Tag Archives: novel

Learning How to Write Fiction Again: Point of View

Yesterday I hinted that I’ve dusted off one of my old novels for [some more] editing. I don’t do a lot of fiction writing, but I do a lot of fiction reading, and it’s helping me see what kind of edits I need to make. Sometimes the edits I need to make are painfully basic. It’s like I need an re-introduction to the elements of fiction writing.

Point of view is one of the big issues I’m dealing with.

It’s pretty important because it determines how the reader views things and decides what you’re allowed to see and what you’re allowed to know. There’s the basic first person (I say this, I do that, I jump up and get down) vs. third person (he says this, he does that, look at him jump up and get down) decision, which I managed to do OK. Yay for me.

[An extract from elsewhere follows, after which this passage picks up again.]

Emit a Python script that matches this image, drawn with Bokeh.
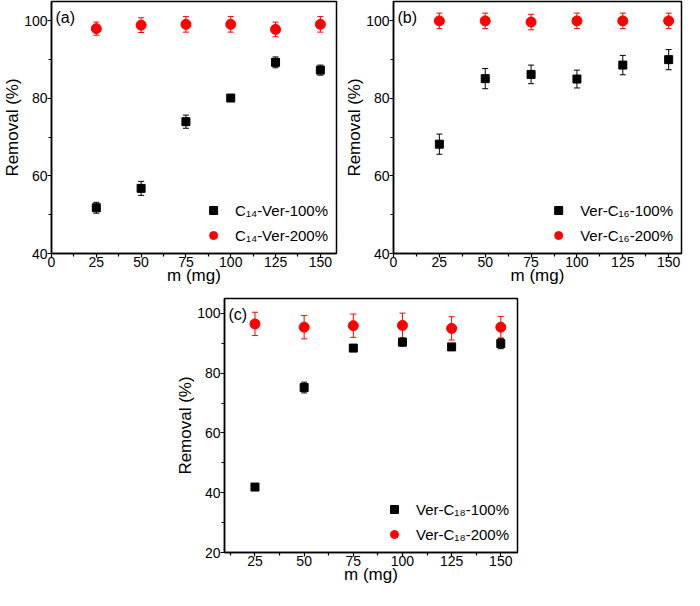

But when you choose third person, you’ve got three options: Omniscient (you know everything), limited omniscient (you know what one character thinks) and objective (you only know what you can see). There are pros and cons to each, but you’ve got to pick one and stick with it (duh).

My story basically went with omniscient. But then I mostly followed a single character, making it feel like limited omniscient and confusing people whenever I “head jumped” to a different character. Oops.

Nathan Bransford has a good quick summary of omniscient vs. limited omniscient, and sadly it’s something I need to re-familiarize myself with.

I feel like I need a fiction primer that does more than my elementary school book on writing and defines things, but goes that step further to tell me the pros and cons, the tips on how to do it better, the pitfalls to avoid. I suppose that’s called being a writer and working on this stuff more than once a year.

Lessons From a Reader: Don’t Remind Me It’s a Book

I’ve read multiple books lately where a character compares their life to a movie or book.

“I felt like a character in a book…”

No, you are a character in a book!

Every time I just want to shout: But you are a character in a book!

How ridiculous for an author to have their characters compare their life to other stories, breaking down the imaginary world and flat out reminding me that I’m reading fiction? Being specific and comparing your drama to Hamlet or your overbearing parent to 1984 is one thing, but the generic, “felt like the twisting plot of an action movie” is just bad.

One book I was reading did it multiple times, using it as an excuse to explain plot lines.

Another book literally said, “as if I were a character in a sci-fi.” She was a character in a sci-fi!

Ug. I cringe every time as a reader.

But as a writer, I’ve done it myself. I was working on editing one of my novels recently (a task I always seem to take up again and never seem to finish) and came across several instances where I did it. Cringe. Marked for editing.

I can see how it might be a natural reaction. We’re so inundated with stories that it’s only normal to compare our lives to them. But it just kills the illusion and world building that happens in fiction. It’s lazy. Find another way to say it.

NaNoWriMo is Coming

November is National Novel Writing Month. I participated (and won!) in 2004, 2006 and 2008. If you noticed a pattern, then yes, I do it every even-numbered year and that means doing it again in 2010.

For the un-initiated, this means writing a 50,000-word novel in 30 days. That’s 1,667 words per day. It’s a lot of work and the results can be pretty messy, but you end up with a novel. That’s cool. It’s about forcing yourself through the process and arriving somewhere at the end. It’s not about creating a perfectly polished product. It’s about diving in with a crazy but do-able plan and making it happen. Sometimes I think about applying the NaNoWriMo approach to other ventures.

Just like last time, I have no idea what I’m going to write. Not having an idea to percolate in the back of my head throughout October made things harder last time, so I hope I come up with something soon. Unfortunately, I keep catching myself coming up with weird ideas. Like exploring some strange new kind of storytelling (that kind of experimentation probably isn’t a good idea when you need to be cranking out 1,667 words every day like a writing machine) or turning this into yet another fundraiser (part of me thinks writing a novel when I should be paying the bills is foolish).

So we’ll see where NaNoWriMo 2010 takes us.